Beginning with the line that contains "Reproduce this chart with matplotlib.", retype the entries below exactly, ending with the line that contains "PX_PER_BP = (RIGHT_PX". Leave out any pictures.

Data extracted from a collection
____

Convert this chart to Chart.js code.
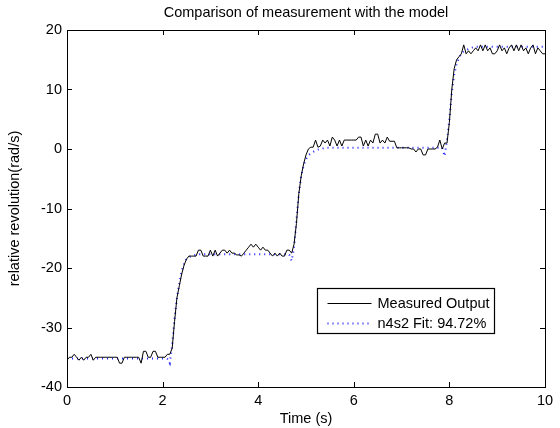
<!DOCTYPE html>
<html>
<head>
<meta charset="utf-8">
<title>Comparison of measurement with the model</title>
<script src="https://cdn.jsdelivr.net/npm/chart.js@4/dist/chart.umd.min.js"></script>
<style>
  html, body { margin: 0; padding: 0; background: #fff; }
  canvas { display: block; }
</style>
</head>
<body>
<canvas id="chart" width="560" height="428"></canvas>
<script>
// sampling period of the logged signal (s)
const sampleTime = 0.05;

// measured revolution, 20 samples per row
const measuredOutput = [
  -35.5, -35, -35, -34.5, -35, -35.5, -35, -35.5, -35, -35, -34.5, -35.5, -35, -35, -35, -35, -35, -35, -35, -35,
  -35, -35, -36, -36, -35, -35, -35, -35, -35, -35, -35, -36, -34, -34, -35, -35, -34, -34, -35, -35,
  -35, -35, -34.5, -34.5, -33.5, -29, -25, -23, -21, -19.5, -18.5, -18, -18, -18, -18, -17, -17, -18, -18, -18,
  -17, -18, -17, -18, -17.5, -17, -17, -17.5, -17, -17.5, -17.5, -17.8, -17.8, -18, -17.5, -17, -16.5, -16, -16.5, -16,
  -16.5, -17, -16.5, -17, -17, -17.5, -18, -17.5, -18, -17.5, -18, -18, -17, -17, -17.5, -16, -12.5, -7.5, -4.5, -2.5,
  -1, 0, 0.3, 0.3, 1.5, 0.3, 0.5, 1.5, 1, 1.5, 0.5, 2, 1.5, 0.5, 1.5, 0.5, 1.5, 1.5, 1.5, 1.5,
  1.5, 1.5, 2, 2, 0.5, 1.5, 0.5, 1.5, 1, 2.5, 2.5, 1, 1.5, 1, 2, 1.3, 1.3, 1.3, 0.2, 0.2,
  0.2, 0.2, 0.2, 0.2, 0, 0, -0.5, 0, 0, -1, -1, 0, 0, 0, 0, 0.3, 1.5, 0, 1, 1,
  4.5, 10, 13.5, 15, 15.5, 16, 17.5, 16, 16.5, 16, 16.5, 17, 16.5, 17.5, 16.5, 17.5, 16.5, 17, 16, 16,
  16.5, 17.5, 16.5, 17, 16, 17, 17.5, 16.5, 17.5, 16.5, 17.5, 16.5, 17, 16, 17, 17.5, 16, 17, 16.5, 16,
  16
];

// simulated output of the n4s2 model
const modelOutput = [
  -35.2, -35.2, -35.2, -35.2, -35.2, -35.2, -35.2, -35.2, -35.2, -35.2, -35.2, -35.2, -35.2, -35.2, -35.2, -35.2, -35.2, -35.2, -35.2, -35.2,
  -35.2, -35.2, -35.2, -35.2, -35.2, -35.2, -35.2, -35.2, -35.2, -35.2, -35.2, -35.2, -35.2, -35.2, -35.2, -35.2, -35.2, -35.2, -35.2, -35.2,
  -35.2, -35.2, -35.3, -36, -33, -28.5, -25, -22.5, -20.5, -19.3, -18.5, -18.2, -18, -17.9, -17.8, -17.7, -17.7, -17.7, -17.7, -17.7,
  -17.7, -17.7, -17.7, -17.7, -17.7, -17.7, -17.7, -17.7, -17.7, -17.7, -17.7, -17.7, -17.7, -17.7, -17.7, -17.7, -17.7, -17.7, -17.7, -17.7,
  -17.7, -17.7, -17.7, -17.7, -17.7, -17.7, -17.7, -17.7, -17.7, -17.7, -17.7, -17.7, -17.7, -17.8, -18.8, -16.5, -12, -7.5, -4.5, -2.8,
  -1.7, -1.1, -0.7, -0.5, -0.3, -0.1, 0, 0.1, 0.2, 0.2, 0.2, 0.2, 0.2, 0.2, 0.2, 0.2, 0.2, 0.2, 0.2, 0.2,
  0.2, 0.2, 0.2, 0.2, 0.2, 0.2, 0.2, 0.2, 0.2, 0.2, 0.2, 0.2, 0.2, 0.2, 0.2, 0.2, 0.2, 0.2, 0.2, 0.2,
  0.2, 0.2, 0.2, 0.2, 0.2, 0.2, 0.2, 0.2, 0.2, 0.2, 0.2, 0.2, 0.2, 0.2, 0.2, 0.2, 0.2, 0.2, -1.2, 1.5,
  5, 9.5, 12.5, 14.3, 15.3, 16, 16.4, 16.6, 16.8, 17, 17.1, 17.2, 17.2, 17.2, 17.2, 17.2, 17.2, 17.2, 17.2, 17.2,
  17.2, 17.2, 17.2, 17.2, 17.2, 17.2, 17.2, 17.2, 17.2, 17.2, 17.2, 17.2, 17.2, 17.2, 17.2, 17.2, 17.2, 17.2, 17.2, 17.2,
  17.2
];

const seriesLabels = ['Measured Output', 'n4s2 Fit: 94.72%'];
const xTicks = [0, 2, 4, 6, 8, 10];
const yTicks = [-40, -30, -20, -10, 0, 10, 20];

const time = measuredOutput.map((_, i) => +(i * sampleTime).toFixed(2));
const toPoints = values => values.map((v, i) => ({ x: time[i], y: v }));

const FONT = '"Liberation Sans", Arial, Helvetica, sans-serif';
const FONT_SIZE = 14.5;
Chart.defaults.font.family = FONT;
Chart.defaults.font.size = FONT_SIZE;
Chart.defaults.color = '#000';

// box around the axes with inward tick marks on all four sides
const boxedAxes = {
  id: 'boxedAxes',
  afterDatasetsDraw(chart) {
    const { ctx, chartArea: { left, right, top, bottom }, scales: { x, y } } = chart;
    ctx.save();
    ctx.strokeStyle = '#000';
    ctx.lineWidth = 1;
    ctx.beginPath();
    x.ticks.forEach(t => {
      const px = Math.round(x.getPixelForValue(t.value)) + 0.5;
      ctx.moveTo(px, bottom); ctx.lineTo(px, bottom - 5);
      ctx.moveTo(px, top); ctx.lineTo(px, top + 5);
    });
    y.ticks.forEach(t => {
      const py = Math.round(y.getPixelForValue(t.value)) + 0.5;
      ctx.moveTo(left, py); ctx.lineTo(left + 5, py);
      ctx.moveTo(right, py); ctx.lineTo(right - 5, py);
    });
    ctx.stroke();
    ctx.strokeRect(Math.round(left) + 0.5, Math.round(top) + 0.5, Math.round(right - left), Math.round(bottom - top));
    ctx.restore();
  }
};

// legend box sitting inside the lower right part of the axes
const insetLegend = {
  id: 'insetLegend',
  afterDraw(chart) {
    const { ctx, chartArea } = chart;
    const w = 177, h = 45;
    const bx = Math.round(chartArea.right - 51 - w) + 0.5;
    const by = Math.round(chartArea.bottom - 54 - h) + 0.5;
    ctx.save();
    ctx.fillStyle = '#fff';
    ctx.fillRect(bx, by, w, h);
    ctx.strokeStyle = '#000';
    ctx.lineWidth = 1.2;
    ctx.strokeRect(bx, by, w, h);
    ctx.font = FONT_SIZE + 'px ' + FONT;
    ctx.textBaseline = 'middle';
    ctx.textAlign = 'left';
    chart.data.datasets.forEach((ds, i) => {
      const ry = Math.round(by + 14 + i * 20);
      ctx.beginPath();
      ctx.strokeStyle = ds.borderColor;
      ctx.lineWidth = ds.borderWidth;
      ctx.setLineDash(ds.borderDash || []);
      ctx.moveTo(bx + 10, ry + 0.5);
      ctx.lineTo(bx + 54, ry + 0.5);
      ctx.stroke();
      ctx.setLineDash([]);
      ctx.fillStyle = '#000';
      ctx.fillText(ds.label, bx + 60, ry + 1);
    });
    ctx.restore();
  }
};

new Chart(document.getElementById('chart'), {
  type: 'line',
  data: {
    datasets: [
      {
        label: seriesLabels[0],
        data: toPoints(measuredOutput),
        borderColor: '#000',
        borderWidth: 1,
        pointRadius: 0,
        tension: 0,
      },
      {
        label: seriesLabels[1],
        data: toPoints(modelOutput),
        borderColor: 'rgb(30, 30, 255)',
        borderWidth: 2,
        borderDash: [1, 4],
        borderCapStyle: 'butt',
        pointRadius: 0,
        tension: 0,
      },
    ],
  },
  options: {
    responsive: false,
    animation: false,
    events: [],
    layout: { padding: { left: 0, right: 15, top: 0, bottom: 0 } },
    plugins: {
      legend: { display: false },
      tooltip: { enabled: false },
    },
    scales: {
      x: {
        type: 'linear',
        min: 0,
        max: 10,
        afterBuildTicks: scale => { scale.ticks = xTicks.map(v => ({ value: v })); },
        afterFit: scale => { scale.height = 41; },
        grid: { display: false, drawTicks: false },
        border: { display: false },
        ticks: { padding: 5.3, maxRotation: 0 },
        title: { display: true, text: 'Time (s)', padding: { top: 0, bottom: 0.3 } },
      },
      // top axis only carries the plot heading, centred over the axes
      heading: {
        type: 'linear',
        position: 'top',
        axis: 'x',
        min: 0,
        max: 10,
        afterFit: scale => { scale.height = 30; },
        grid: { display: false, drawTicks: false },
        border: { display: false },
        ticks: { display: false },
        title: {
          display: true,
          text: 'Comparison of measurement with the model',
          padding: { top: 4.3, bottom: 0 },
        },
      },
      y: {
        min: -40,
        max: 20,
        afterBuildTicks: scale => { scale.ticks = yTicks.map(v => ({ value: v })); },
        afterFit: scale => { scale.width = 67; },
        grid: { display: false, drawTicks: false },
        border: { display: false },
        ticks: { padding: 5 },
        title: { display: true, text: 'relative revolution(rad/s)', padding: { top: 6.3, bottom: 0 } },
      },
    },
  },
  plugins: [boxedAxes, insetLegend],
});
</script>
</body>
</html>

____

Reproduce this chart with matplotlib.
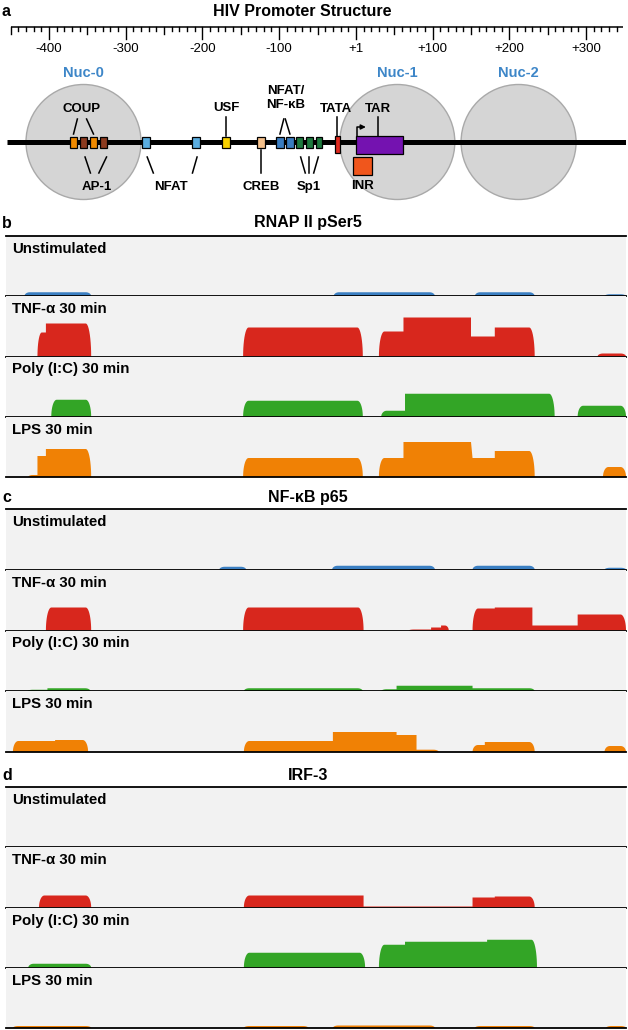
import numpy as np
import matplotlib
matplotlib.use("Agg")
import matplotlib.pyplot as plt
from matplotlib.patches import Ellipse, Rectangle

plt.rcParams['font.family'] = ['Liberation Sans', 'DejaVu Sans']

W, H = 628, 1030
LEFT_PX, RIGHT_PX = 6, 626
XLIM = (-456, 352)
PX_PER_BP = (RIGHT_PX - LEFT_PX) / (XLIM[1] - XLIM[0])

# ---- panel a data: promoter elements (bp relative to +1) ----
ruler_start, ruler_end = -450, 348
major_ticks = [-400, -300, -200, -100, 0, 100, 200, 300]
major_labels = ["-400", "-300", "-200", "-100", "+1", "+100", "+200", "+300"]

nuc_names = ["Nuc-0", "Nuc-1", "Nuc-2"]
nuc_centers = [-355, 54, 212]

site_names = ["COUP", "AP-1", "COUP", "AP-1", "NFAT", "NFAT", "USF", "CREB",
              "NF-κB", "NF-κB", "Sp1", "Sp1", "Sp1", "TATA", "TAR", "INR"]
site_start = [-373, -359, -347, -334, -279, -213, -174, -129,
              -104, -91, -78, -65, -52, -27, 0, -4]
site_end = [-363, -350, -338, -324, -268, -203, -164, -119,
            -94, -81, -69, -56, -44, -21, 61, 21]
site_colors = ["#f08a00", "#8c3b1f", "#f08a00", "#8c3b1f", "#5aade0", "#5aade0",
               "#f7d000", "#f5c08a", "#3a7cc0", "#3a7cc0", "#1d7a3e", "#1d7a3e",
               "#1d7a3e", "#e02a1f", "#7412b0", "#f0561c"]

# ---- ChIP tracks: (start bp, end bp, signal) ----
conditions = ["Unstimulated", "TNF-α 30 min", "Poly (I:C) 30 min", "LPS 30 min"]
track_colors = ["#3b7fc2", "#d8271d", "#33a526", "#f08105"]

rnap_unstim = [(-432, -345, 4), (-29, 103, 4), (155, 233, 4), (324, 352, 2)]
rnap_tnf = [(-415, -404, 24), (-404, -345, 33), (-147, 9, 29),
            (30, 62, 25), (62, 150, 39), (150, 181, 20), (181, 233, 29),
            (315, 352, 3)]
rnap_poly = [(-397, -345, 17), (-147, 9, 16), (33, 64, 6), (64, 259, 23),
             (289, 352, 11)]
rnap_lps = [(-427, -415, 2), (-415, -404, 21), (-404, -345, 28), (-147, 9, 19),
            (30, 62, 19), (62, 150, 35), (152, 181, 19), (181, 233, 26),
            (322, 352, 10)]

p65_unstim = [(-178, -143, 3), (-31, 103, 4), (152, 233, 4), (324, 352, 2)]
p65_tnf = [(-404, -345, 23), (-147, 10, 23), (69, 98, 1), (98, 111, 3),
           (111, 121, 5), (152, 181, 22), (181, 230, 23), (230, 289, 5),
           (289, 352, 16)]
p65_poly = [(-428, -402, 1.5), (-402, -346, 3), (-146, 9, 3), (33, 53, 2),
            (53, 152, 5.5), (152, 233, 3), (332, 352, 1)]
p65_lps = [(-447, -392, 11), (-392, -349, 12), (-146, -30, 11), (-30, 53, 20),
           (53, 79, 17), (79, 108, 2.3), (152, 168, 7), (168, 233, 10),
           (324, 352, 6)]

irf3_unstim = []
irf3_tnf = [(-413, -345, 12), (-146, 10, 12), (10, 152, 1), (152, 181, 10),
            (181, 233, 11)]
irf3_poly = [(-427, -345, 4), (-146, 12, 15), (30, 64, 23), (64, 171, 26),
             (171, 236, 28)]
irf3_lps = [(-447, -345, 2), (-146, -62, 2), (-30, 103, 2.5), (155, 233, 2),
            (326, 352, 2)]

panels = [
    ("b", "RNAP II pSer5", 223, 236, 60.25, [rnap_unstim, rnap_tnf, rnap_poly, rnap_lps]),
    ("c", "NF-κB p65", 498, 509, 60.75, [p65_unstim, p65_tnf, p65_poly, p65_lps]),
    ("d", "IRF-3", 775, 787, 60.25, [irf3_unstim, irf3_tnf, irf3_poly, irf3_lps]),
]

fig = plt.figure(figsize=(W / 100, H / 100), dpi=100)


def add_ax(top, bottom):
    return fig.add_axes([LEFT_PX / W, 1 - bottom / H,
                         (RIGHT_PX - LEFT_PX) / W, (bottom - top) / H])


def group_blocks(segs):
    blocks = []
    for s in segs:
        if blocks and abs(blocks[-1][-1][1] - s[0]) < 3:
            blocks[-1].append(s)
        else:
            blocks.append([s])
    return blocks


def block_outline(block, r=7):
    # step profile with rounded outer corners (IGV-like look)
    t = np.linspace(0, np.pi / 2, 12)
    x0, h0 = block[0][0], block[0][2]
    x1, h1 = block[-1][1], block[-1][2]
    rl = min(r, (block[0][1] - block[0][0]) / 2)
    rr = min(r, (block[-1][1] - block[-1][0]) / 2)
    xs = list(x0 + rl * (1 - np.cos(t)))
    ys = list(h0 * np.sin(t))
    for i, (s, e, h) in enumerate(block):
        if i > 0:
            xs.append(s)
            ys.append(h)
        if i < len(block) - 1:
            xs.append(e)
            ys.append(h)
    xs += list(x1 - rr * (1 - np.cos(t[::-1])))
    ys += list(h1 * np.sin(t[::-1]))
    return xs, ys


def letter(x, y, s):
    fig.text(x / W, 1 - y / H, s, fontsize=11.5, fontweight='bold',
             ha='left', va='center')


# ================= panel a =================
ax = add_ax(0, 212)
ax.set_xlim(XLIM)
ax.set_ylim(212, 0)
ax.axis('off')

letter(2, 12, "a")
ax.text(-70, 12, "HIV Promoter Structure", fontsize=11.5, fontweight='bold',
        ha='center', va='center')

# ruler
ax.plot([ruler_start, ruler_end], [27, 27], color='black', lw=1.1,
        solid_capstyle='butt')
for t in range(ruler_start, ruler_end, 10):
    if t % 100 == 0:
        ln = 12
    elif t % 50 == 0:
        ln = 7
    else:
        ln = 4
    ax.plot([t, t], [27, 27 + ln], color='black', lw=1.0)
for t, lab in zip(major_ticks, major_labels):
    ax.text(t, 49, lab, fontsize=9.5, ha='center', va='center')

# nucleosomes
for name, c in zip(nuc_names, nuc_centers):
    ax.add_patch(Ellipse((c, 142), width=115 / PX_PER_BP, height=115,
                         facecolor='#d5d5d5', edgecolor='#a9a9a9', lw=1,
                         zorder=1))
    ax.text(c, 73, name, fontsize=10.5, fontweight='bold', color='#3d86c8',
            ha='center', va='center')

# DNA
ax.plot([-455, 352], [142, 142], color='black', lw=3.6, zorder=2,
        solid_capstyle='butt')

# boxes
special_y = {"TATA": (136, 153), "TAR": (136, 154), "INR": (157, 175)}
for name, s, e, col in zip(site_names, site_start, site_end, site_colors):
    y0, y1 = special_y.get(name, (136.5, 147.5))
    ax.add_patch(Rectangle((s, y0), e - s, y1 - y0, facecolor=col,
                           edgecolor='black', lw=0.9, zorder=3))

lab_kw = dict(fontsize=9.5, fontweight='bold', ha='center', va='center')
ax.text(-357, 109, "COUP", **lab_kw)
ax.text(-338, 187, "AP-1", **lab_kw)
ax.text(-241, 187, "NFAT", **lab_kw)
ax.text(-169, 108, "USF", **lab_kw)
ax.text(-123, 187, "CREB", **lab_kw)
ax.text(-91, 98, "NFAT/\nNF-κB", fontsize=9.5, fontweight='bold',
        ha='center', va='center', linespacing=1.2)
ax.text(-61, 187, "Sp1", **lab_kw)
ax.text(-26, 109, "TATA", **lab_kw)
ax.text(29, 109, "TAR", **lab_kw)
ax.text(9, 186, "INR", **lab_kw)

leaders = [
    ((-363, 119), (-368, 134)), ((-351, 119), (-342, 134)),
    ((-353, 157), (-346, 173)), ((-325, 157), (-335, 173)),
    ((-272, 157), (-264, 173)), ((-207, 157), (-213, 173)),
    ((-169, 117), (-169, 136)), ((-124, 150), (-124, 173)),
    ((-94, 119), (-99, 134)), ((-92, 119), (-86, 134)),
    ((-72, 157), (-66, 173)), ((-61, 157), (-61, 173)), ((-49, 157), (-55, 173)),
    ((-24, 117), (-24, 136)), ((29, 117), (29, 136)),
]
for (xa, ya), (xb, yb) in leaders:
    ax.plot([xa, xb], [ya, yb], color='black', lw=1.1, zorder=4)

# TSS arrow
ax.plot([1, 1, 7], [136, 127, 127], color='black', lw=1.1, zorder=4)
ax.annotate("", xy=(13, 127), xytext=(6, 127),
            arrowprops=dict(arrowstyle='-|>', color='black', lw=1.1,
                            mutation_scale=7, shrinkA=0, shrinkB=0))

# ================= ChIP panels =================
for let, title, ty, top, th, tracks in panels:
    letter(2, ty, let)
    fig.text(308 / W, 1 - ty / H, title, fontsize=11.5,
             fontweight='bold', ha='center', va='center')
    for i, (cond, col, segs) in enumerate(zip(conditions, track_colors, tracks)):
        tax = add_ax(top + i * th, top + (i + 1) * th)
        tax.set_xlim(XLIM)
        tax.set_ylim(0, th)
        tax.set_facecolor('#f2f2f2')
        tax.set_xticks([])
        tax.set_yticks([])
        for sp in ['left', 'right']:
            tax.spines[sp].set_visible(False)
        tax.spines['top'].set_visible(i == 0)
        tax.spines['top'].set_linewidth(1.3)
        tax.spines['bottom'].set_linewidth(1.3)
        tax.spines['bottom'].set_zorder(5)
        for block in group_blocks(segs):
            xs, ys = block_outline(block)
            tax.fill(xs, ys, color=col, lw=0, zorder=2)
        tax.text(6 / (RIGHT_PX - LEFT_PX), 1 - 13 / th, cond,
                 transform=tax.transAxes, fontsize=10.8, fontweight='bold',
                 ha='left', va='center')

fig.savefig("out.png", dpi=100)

____

§ **OUTPUT**
Reproduce this chart with matplotlib.
import numpy as np
import matplotlib
matplotlib.use("Agg")
import matplotlib.pyplot as plt
from matplotlib.patches import Ellipse, Rectangle

plt.rcParams['font.family'] = ['Liberation Sans', 'DejaVu Sans']

W, H = 628, 1030
LEFT_PX, RIGHT_PX = 6, 626
XLIM = (-456, 352)
PX_PER_BP = (RIGHT_PX - LEFT_PX) / (XLIM[1] - XLIM[0])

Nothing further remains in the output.